II. L’absence de déterminant

L’absence d’article et l’article zéro suscitent deux points de vue d’origine différente mais convergents. Dans une perspective grammaticale, ils signaleraient une absence d’actualisation, prenant alors avant tout une valeur dite intensionnelle, si bien que le nom concerné ne renverrait pas à un référent précis du monde. Dans une perspective poétique, Roland Barthes fonde la poésie moderne sur le mot, “ quantité absolue, accompagnée de tous ses possibles. Le Mot est ici encyclopédique, il contient simultanément toutes les acceptions parmi lesquelles un discours relationnel lui aurait imposé de choisir. Il accomplit donc un état qui n’est possible que dans le dictionnaire ou dans la poésie, là où le nom peut vivre privé de son article, amené à une sorte d’état zéro, gros à la fois de toutes les spécifications passées et futures ” 210 . Ainsi, qu’il soit réduit à des significations ou à des “ stations de mots ” 211 , le poème ressemble étrangement au dictionnaire, dont les entrées, quand il s’agit de substantifs, sont privées de déterminants. Mais le dictionnaire, qui présente les noms dans leur virtualité c’est-à-dire non insérés dans le réel, n’est pas un poème. Certes René Char utilise la lexicologie, dans “ Sur le franc-bord ” et “ Le Dos tourné, la Balandrane ” 212 en présentant des noms sans déterminants, avec de véritables définitions de dictionnaires, mais ces noms et ces définitions sont en fait incluses dans le poème et participent à un jeu de résonance entre le matériau lexicologique et le poème.
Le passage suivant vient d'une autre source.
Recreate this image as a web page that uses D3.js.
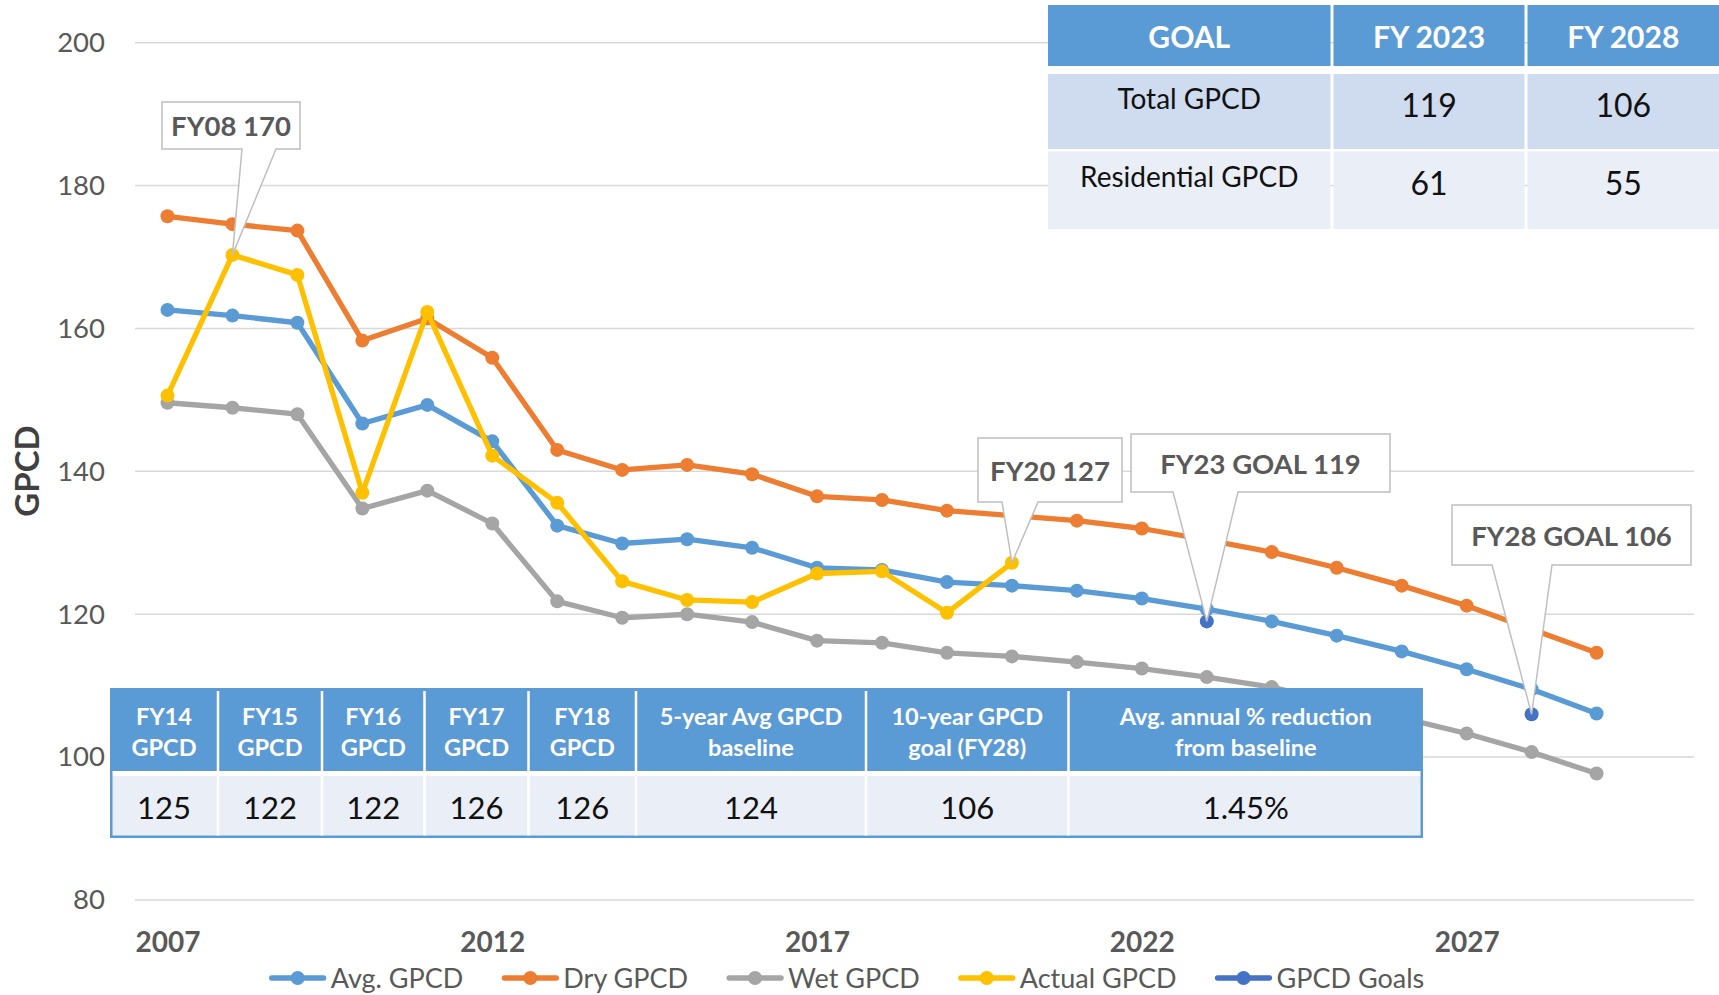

L’absence d’actualisation n’est pas spécifiquement poétique, et elle s’explique en outre difficilement par les formes choisies : si l’abondance des séquences narratives ne lui est pas favorable, même les différentes formes versifiées ne la présentent que très rarement. Les effets de listes ou de séries de la poésie moderne et contemporaine n’abondent pas dans la poésie de René Char 213 . L’absence d’article apparaît dans les poèmes de façon ponctuelle. Il en caractérise rarement l’écriture tout entière, et “ Sur le tympan d’une église romane ” est à ce titre une exception.

Notes
210.

Roland Barthes, “ Y a-t-il une écriture poétique ? ”, Le Degré zéro de l’écriture, 1953, p. 38.

211.

Ibid., p. 39.

212.

Voir supra, chapitre 1.

213.

Ces effets de listes, plus courants dans les poèmes de “formation” que de maturité, rassemblent très majoritairement des noms actualisés (Voir par exemple “ Les Soleils chanteurs ”, Le Marteau sans maître, O. C., p. 27 ; “ Métaux refroidis ”, Le Marteau sans maître, O. C., p. 34).